Se proprio vogliamo parlare di “Apocalisse”, allora scendiamo nel suo significato, cerchiamo di imparare a farlo e studiare nuovi modi. Pensarci, almeno. Dal greco Apokálypsis significa gettare via ciò che copre, togliere il velo, scoprire. E oggi, dato il momento particolare di emergenza, tutti noi stiamo scoprendo molto. Che l’Italia, e Ischia, non ha un Servizio Sanitario Nazionale – il quarto al mondo – capace di fronteggiare uno scenario che mai, ne eravamo certi, sarebbe potuto accadere. Che l’Italia, e ancora una volta Ischia, pure avendo una struttura stabile e democratica, manca tuttavia di sostanza, di umanità, di uomini in grado di sostenere e governare il senso di comunità. Che l’Italia, e quindi Ischia, ha preferito percorrere la strada dell’incompetenza nei ruoli pubblici e si è accontentata dell’esistente.
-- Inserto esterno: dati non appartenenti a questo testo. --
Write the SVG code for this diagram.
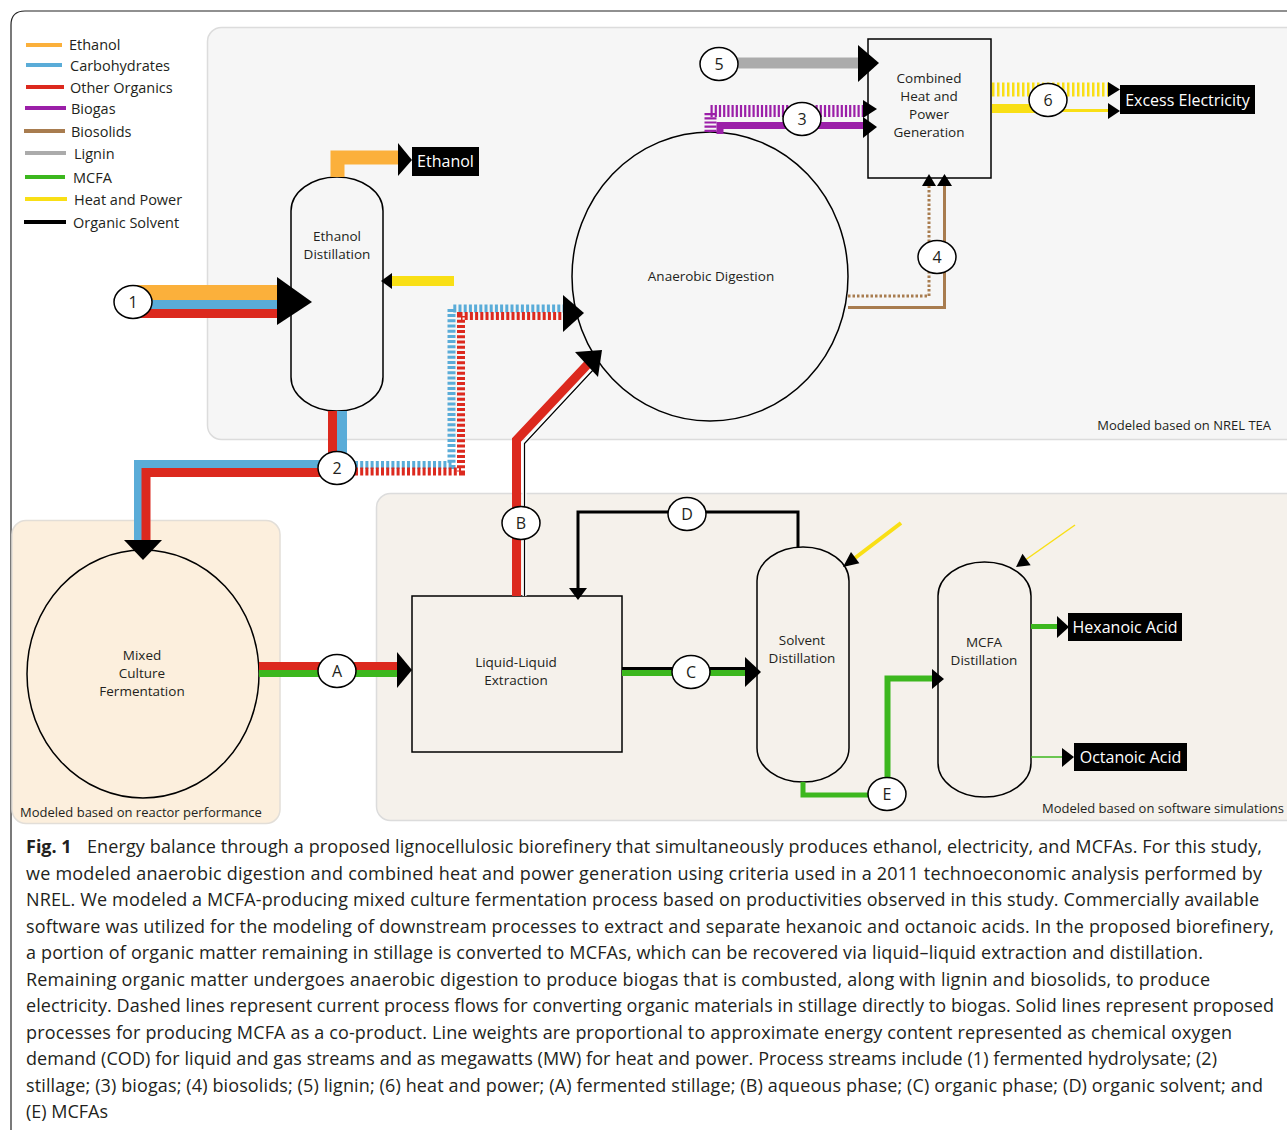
<svg xmlns="http://www.w3.org/2000/svg" width="1287" height="1130" viewBox="0 0 1287 1130">
<defs>
<style>
.t{font-family:"Open Sans","Noto Sans","Liberation Sans",sans-serif;fill:#231f20}
.lab{font-size:13.5px;text-anchor:middle}
.leg{font-size:14.5px}
.num{font-size:16px;text-anchor:middle}
.wb{font-size:16px;fill:#fff}
.cap{font-size:18px}
.node{stroke:#000;stroke-width:1.5}
.tag{fill:#fff;stroke:#000;stroke-width:1.5}
.ar{fill:#000}
.s{fill:none;stroke-linejoin:miter;stroke-linecap:butt}
</style>
</defs>
<rect width="1287" height="1130" fill="#fff"/>
<path d="M11,1130 V25 Q11,11 25,11 H1287" fill="none" stroke="#222" stroke-width="1.2"/>
<g id="panels">
<rect x="207.5" y="27.5" width="1100" height="412" rx="14" fill="#f6f6f6" stroke="#dcdcdc" stroke-width="1.5"/>
<rect x="12" y="520.5" width="268" height="303" rx="14" fill="#fcefdd" stroke="#e2ded8" stroke-width="1.5"/>
<rect x="376.5" y="493.5" width="1000" height="327" rx="14" fill="#f5f1eb" stroke="#dcdcdc" stroke-width="1.5"/>
<text class="t" x="1271" y="430" font-size="13" text-anchor="end">Modeled based on NREL TEA</text>
<text class="t" x="20" y="817" font-size="13">Modeled based on reactor performance</text>
<text class="t" x="1284" y="813" font-size="13" text-anchor="end">Modeled based on software simulations</text>
</g>
<g id="legend">
<g stroke-width="4">
<line x1="26" y1="45" x2="62" y2="45" stroke="#fbb03b"/>
<line x1="26" y1="65" x2="62" y2="65" stroke="#5aacd8"/>
<line x1="26" y1="87" x2="64" y2="87" stroke="#dc291e"/>
<line x1="25" y1="108" x2="66" y2="108" stroke="#9b1fa8"/>
<line x1="24" y1="131" x2="65" y2="131" stroke="#a87c4f"/>
<line x1="25" y1="153" x2="66" y2="153" stroke="#ababab"/>
<line x1="25" y1="177" x2="65" y2="177" stroke="#3cb71e"/>
<line x1="25" y1="199" x2="67" y2="199" stroke="#f9df15"/>
<line x1="24" y1="222" x2="66" y2="222" stroke="#000"/>
</g>
<text class="t leg" x="69" y="50">Ethanol</text>
<text class="t leg" x="70" y="71">Carbohydrates</text>
<text class="t leg" x="70" y="93">Other Organics</text>
<text class="t leg" x="71" y="114">Biogas</text>
<text class="t leg" x="71" y="137">Biosolids</text>
<text class="t leg" x="74" y="159">Lignin</text>
<text class="t leg" x="73" y="183">MCFA</text>
<text class="t leg" x="74" y="205">Heat and Power</text>
<text class="t leg" x="73" y="228">Organic Solvent</text>
</g>
<g id="ethanol-distillation">
<rect class="node" x="291" y="177" width="92" height="234" rx="46" ry="34" fill="#f6f6f6"/>
<text class="t lab" x="337" y="241">Ethanol</text>
<text class="t lab" x="337" y="259">Distillation</text>
</g>
<g id="ethanol-product">
<rect x="412" y="147" width="67" height="29" fill="#000"/>
<text class="t wb" x="445.5" y="167" text-anchor="middle">Ethanol</text>
</g>
<g id="anaerobic-digestion">
<ellipse class="node" cx="710" cy="276.5" rx="138" ry="144.5" fill="#f6f6f6"/>
<text class="t lab" x="711" y="281">Anaerobic Digestion</text>
</g>
<g id="chp">
<rect class="node" x="868" y="39" width="123" height="139" fill="#f6f6f6"/>
<text class="t lab" x="929" y="83">Combined</text>
<text class="t lab" x="929" y="101">Heat and</text>
<text class="t lab" x="929" y="119">Power</text>
<text class="t lab" x="929" y="137">Generation</text>
</g>
<g id="excess-electricity">
<rect x="1120" y="85" width="135" height="29" fill="#000"/>
<text class="t wb" x="1187.5" y="106" text-anchor="middle">Excess Electricity</text>
</g>
<g id="mixed-culture-fermentation">
<ellipse class="node" cx="143" cy="674" rx="116" ry="124" fill="#fcefdd"/>
<text class="t lab" x="142" y="660">Mixed</text>
<text class="t lab" x="142" y="678">Culture</text>
<text class="t lab" x="142" y="696">Fermentation</text>
</g>
<g id="liquid-liquid-extraction">
<rect class="node" x="412" y="596" width="210" height="156" fill="#f5f1eb"/>
<text class="t lab" x="516" y="667">Liquid-Liquid</text>
<text class="t lab" x="516" y="685">Extraction</text>
</g>
<g id="solvent-distillation">
<rect class="node" x="757" y="547" width="92" height="235" rx="46" ry="34" fill="#f5f1eb"/>
<text class="t lab" x="802" y="645">Solvent</text>
<text class="t lab" x="802" y="663">Distillation</text>
</g>
<g id="mcfa-distillation">
<rect class="node" x="938" y="562" width="93" height="235" rx="46.5" ry="34" fill="#f5f1eb"/>
<text class="t lab" x="984" y="647">MCFA</text>
<text class="t lab" x="984" y="665">Distillation</text>
</g>
<g id="hexanoic-acid">
<rect x="1068" y="613" width="114" height="28" fill="#000"/>
<text class="t wb" x="1125" y="633" text-anchor="middle">Hexanoic Acid</text>
</g>
<g id="octanoic-acid">
<rect x="1074" y="743" width="113" height="28" fill="#000"/>
<text class="t wb" x="1130.5" y="763" text-anchor="middle">Octanoic Acid</text>
</g>
<g id="connectors">
<!-- stream 1 -->
<path class="s" d="M135,292.5 H280" stroke="#fbb03b" stroke-width="15"/>
<path class="s" d="M135,304.5 H280" stroke="#5aacd8" stroke-width="9"/>
<path class="s" d="M135,313.5 H280" stroke="#dc291e" stroke-width="9"/>
<polygon class="ar" points="277,277 312,302 277,325"/>
<!-- ethanol out -->
<path class="s" d="M337.5,177 V157.5 H400" stroke="#fbb03b" stroke-width="14"/>
<polygon class="ar" points="398,143 412,160 398,176"/>
<!-- heat to ethanol column -->
<path class="s" d="M391,281 H454" stroke="#f9df15" stroke-width="10"/>
<polygon class="ar" points="392,273 381,281 392,289"/>
<!-- stream 2 -->
<path class="s" d="M332.5,411 V458" stroke="#dc291e" stroke-width="9"/>
<path class="s" d="M342,411 V458" stroke="#5aacd8" stroke-width="10"/>
<path class="s" d="M325,464 H138 V540" stroke="#5aacd8" stroke-width="8"/>
<path class="s" d="M325,472.5 H146 V540" stroke="#dc291e" stroke-width="9"/>
<polygon class="ar" points="124,540 162,540 143,560"/>
<path class="s" d="M355,465 H451.5 V308.5 H563" stroke="#5aacd8" stroke-width="8" stroke-dasharray="3 2.2"/>
<path class="s" d="M355,471.5 H461 V316 H563" stroke="#dc291e" stroke-width="8" stroke-dasharray="3 2.2"/>
<polygon class="ar" points="563,295 584,313 563,332"/>
<!-- stream 5 -->
<path class="s" d="M736,63 H858" stroke="#ababab" stroke-width="11"/>
<polygon class="ar" points="858,45 879,63 858,82"/>
<!-- stream 3 -->
<path class="s" d="M710.5,132 V111 H864" stroke="#9b1fa8" stroke-width="12" stroke-dasharray="2.2 2"/>
<path class="s" d="M720,134 V125.5 H866" stroke="#9b1fa8" stroke-width="7"/>
<polygon class="ar" points="863,100 877,109 863,118"/>
<polygon class="ar" points="863,117 877,127 863,138"/>
<!-- stream 6 -->
<path class="s" d="M992,89.5 H1108" stroke="#f9df15" stroke-width="14" stroke-dasharray="2.5 2.5"/>
<path class="s" d="M992,108.5 H1045" stroke="#f9df15" stroke-width="9"/>
<path class="s" d="M1045,110.5 H1109" stroke="#f9df15" stroke-width="3"/>
<polygon class="ar" points="1108,82 1120,89.5 1108,97"/>
<polygon class="ar" points="1108,103 1120,111 1108,119"/>
<!-- stream 4 -->
<path class="s" d="M848,296 H929 V185" stroke="#a87c4f" stroke-width="3" stroke-dasharray="2.5 2"/>
<path class="s" d="M848,307.5 H944.5 V185" stroke="#a87c4f" stroke-width="3"/>
<polygon class="ar" points="922,186 929,174 936,186"/>
<polygon class="ar" points="937,186 944.5,174 952,186"/>
<!-- stream B -->
<path class="s" d="M524.5,596 V443 L593,370" stroke="#fff" stroke-width="4"/>
<path class="s" d="M524.5,596 V443.5 L594,369" stroke="#000" stroke-width="1.2"/>
<path class="s" d="M516.5,596 V440 L588,364" stroke="#dc291e" stroke-width="9"/>
<polygon class="ar" points="575,352 602,350 598,377"/>
<!-- stream A -->
<path class="s" d="M259,666 H398" stroke="#dc291e" stroke-width="8"/>
<path class="s" d="M259,673.5 H398" stroke="#3cb71e" stroke-width="7"/>
<polygon class="ar" points="397,652 412,670 397,688"/>
<!-- stream C -->
<path class="s" d="M622,668.5 H746" stroke="#000" stroke-width="3"/>
<path class="s" d="M622,673 H746" stroke="#3cb71e" stroke-width="6"/>
<polygon class="ar" points="745,657 761,672 745,687"/>
<!-- stream D -->
<path class="s" d="M798,547 V512 H578 V590" stroke="#000" stroke-width="3"/>
<polygon class="ar" points="569,588 578,600 587,588"/>
<!-- heat to solvent distillation -->
<path class="s" d="M901,523 L855,558" stroke="#f9df15" stroke-width="4"/>
<polygon class="ar" points="843,567 859.4,563.3 851,552"/>
<!-- heat to MCFA distillation -->
<path class="s" d="M1075,525 L1026,559.5" stroke="#f9df15" stroke-width="1.5"/>
<polygon class="ar" points="1016,567 1030.7,565.2 1022.5,553.8"/>
<!-- stream E -->
<path class="s" d="M803,782 V795 H870" stroke="#3cb71e" stroke-width="5"/>
<path class="s" d="M887.5,780 V678.5 H933" stroke="#3cb71e" stroke-width="6"/>
<polygon class="ar" points="932,669 944,679 932,689"/>
<!-- products -->
<path class="s" d="M1031,626.5 H1058" stroke="#3cb71e" stroke-width="5"/>
<polygon class="ar" points="1057,616 1069,627 1057,638"/>
<path class="s" d="M1031,757 H1063" stroke="#3cb71e" stroke-width="1.5"/>
<polygon class="ar" points="1062,748 1074,757 1062,767"/>
<!-- stream tags -->
<g id="stream-tags">
<ellipse class="tag" cx="133" cy="302" rx="19" ry="16.5"/><text class="t num" x="133" y="308">1</text>
<ellipse class="tag" cx="337" cy="468" rx="19" ry="16.5"/><text class="t num" x="337" y="474">2</text>
<ellipse class="tag" cx="802" cy="119" rx="19" ry="16.5"/><text class="t num" x="802" y="125">3</text>
<ellipse class="tag" cx="937" cy="257" rx="19" ry="16.5"/><text class="t num" x="937" y="263">4</text>
<ellipse class="tag" cx="719" cy="64" rx="19" ry="16.5"/><text class="t num" x="719" y="70">5</text>
<ellipse class="tag" cx="1048" cy="100" rx="19" ry="16.5"/><text class="t num" x="1048" y="106">6</text>
<ellipse class="tag" cx="337" cy="671" rx="19" ry="16.5"/><text class="t num" x="337" y="677">A</text>
<ellipse class="tag" cx="521" cy="523" rx="19" ry="16.5"/><text class="t num" x="521" y="529">B</text>
<ellipse class="tag" cx="691" cy="672" rx="19" ry="16.5"/><text class="t num" x="691" y="678">C</text>
<ellipse class="tag" cx="687" cy="514" rx="19" ry="16.5"/><text class="t num" x="687" y="520">D</text>
<ellipse class="tag" cx="887" cy="794" rx="19" ry="16.5"/><text class="t num" x="887" y="800">E</text>
</g>
</g>
<g id="caption">
<text class="t cap" x="26" y="853" font-weight="bold">Fig. 1</text>
<text class="t cap" x="87" y="853" textLength="1175">Energy balance through a proposed lignocellulosic biorefinery that simultaneously produces ethanol, electricity, and MCFAs. For this study,</text>
<text class="t cap" x="26" y="879.5" textLength="1236">we modeled anaerobic digestion and combined heat and power generation using criteria used in a 2011 technoeconomic analysis performed by</text>
<text class="t cap" x="26" y="906" textLength="1233">NREL. We modeled a MCFA-producing mixed culture fermentation process based on productivities observed in this study. Commercially available</text>
<text class="t cap" x="26" y="932.5" textLength="1248">software was utilized for the modeling of downstream processes to extract and separate hexanoic and octanoic acids. In the proposed biorefinery,</text>
<text class="t cap" x="26" y="959" textLength="1177">a portion of organic matter remaining in stillage is converted to MCFAs, which can be recovered via liquid–liquid extraction and distillation.</text>
<text class="t cap" x="26" y="985.5" textLength="1184">Remaining organic matter undergoes anaerobic digestion to produce biogas that is combusted, along with lignin and biosolids, to produce</text>
<text class="t cap" x="26" y="1012" textLength="1248">electricity. Dashed lines represent current process flows for converting organic materials in stillage directly to biogas. Solid lines represent proposed</text>
<text class="t cap" x="26" y="1038.5" textLength="1206">processes for producing MCFA as a co-product. Line weights are proportional to approximate energy content represented as chemical oxygen</text>
<text class="t cap" x="26" y="1065" textLength="1191">demand (COD) for liquid and gas streams and as megawatts (MW) for heat and power. Process streams include (1) fermented hydrolysate; (2)</text>
<text class="t cap" x="26" y="1091.5" textLength="1237">stillage; (3) biogas; (4) biosolids; (5) lignin; (6) heat and power; (A) fermented stillage; (B) aqueous phase; (C) organic phase; (D) organic solvent; and</text>
<text class="t cap" x="26" y="1118">(E) MCFAs</text>
</g>
</svg>
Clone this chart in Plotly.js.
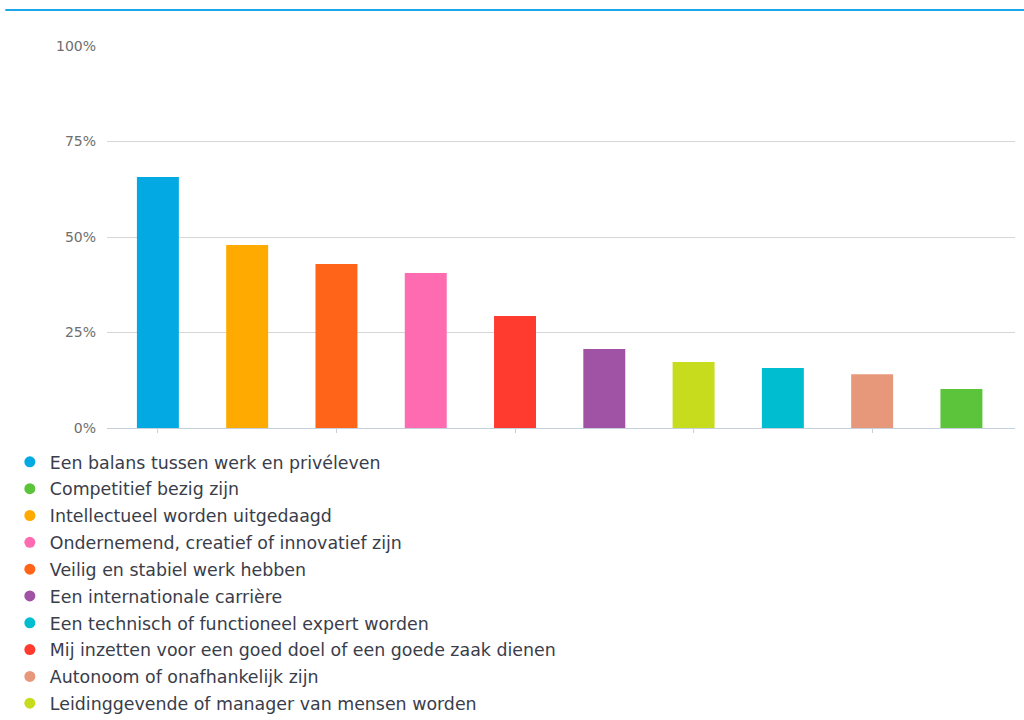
<!DOCTYPE html>
<html>
<head>
<meta charset="utf-8">
<script src="https://cdn.plot.ly/plotly-3.0.1.min.js"></script>
<style>html,body{margin:0;padding:0;background:#fff;}#chart{width:1024px;height:720px;}</style>
</head>
<body>
<div id="chart"></div>
<script>
// Legend order
const categories = [
  "Een balans tussen werk en privéleven",
  "Competitief bezig zijn",
  "Intellectueel worden uitgedaagd",
  "Ondernemend, creatief of innovatief zijn",
  "Veilig en stabiel werk hebben",
  "Een internationale carrière",
  "Een technisch of functioneel expert worden",
  "Mij inzetten voor een goed doel of een goede zaak dienen",
  "Autonoom of onafhankelijk zijn",
  "Leidinggevende of manager van mensen worden"
];
const values = [65.7, 10.2, 47.9, 40.6, 42.9, 20.7, 15.7, 29.3, 14.1, 17.3];
const colors = ["#03a9e2", "#5cc43a", "#ffaa00", "#ff6bb0", "#ff6418", "#a052a5", "#00bdd0", "#ff3b30", "#e8987a", "#c8dc1e"];
// Bar order on the axis
const barOrder = [
  "Een balans tussen werk en privéleven",
  "Intellectueel worden uitgedaagd",
  "Veilig en stabiel werk hebben",
  "Ondernemend, creatief of innovatief zijn",
  "Mij inzetten voor een goed doel of een goede zaak dienen",
  "Een internationale carrière",
  "Leidinggevende of manager van mensen worden",
  "Een technisch of functioneel expert worden",
  "Autonoom of onafhankelijk zijn",
  "Competitief bezig zijn"
];
const yTickVals = [0, 25, 50, 75, 100];
const yTickText = ["0%", "25%", "50%", "75%", "100%"];

const traces = [];
categories.forEach((c, i) => {
  traces.push({
    type: "bar", x: [c], y: [values[i]], name: c,
    marker: {color: colors[i]}, width: 0.47,
    showlegend: false, hoverinfo: "x+y"
  });
});
categories.forEach((c, i) => {
  traces.push({
    type: "scatter", mode: "markers", x: [null], y: [null], name: c,
    legendgroup: "g" + i,
    marker: {color: colors[i], size: 11, symbol: "circle"},
    showlegend: true
  });
});

const layout = {
  width: 1024, height: 720,
  paper_bgcolor: "#ffffff", plot_bgcolor: "#ffffff",
  margin: {l: 107, r: 9, t: 46, b: 292, autoexpand: false},
  barmode: "overlay",
  font: {family: "DejaVu Sans, sans-serif", color: "#3a3d4a"},
  xaxis: {
    type: "category", categoryorder: "array", categoryarray: barOrder,
    range: [-0.57, 9.6], showticklabels: false,
    tickmode: "array", tickvals: barOrder.filter((d, i) => i % 2 === 0),
    ticks: "outside", ticklen: 4, tickcolor: "#c8d0da", tickwidth: 1,
    showline: true, linecolor: "#c4d0de", linewidth: 1,
    showgrid: false, zeroline: false, fixedrange: true
  },
  yaxis: {
    range: [0, 100], tickmode: "array", tickvals: yTickVals, ticktext: yTickText,
    showgrid: true, gridcolor: "#d6d6d6", gridwidth: 1,
    zeroline: false, showline: false, ticks: "",
    ticklabelstandoff: 10,
    tickfont: {family: "DejaVu Sans, sans-serif", size: 14, color: "#6e6e6e"},
    fixedrange: true
  },
  showlegend: true,
  legend: {
    orientation: "v", x: -0.107, xanchor: "left", y: -0.042, yanchor: "top",
    traceorder: "grouped", tracegroupgap: 1.2,
    font: {family: "DejaVu Sans, sans-serif", size: 17.4, color: "#3a3d4a"},
    itemclick: false, itemdoubleclick: false,
    bgcolor: "rgba(0,0,0,0)"
  },
  shapes: [{
    type: "line", xref: "paper", yref: "paper",
    x0: -0.112, x1: 1.02, y0: 1.094, y1: 1.094,
    line: {color: "#1aa6e8", width: 2}
  }]
};

Plotly.newPlot("chart", traces, layout, {displayModeBar: false, responsive: false});
</script>
</body>
</html>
Da qualche giorno è stata avviata una campagna per recuperare fondi da destinare all’ospedale perché ci siamo accorti che l’attuale in dotazione è scarso per fronteggiare la necessità. E questo, forse, potrebbe essere il motore per pensare e ripensarsi, con effetti più ampi ed estesi perciò anche in altri settori. Stiamo imparando, a nostre spese, e il momento ci mette davanti ad una possibilità, che anche prima eravamo in un tempo di emergenza e per abbandonarlo oggi è più che mai indispensabile il confronto e la pianificazione. Non è certo che ciò accada, o succederà. Forse, l’unica certezza resta il dubbio. Che questo sistema – isolano, e isolato – così come lo abbiamo costruito abbia, di fatto, bisogno di più attenzione e pianificazione per potersi sostenere. E forse anche noi ne avremmo bisogno per smettere di darci un tono e, perché no, passare a una forma, nuova, con più sostanza.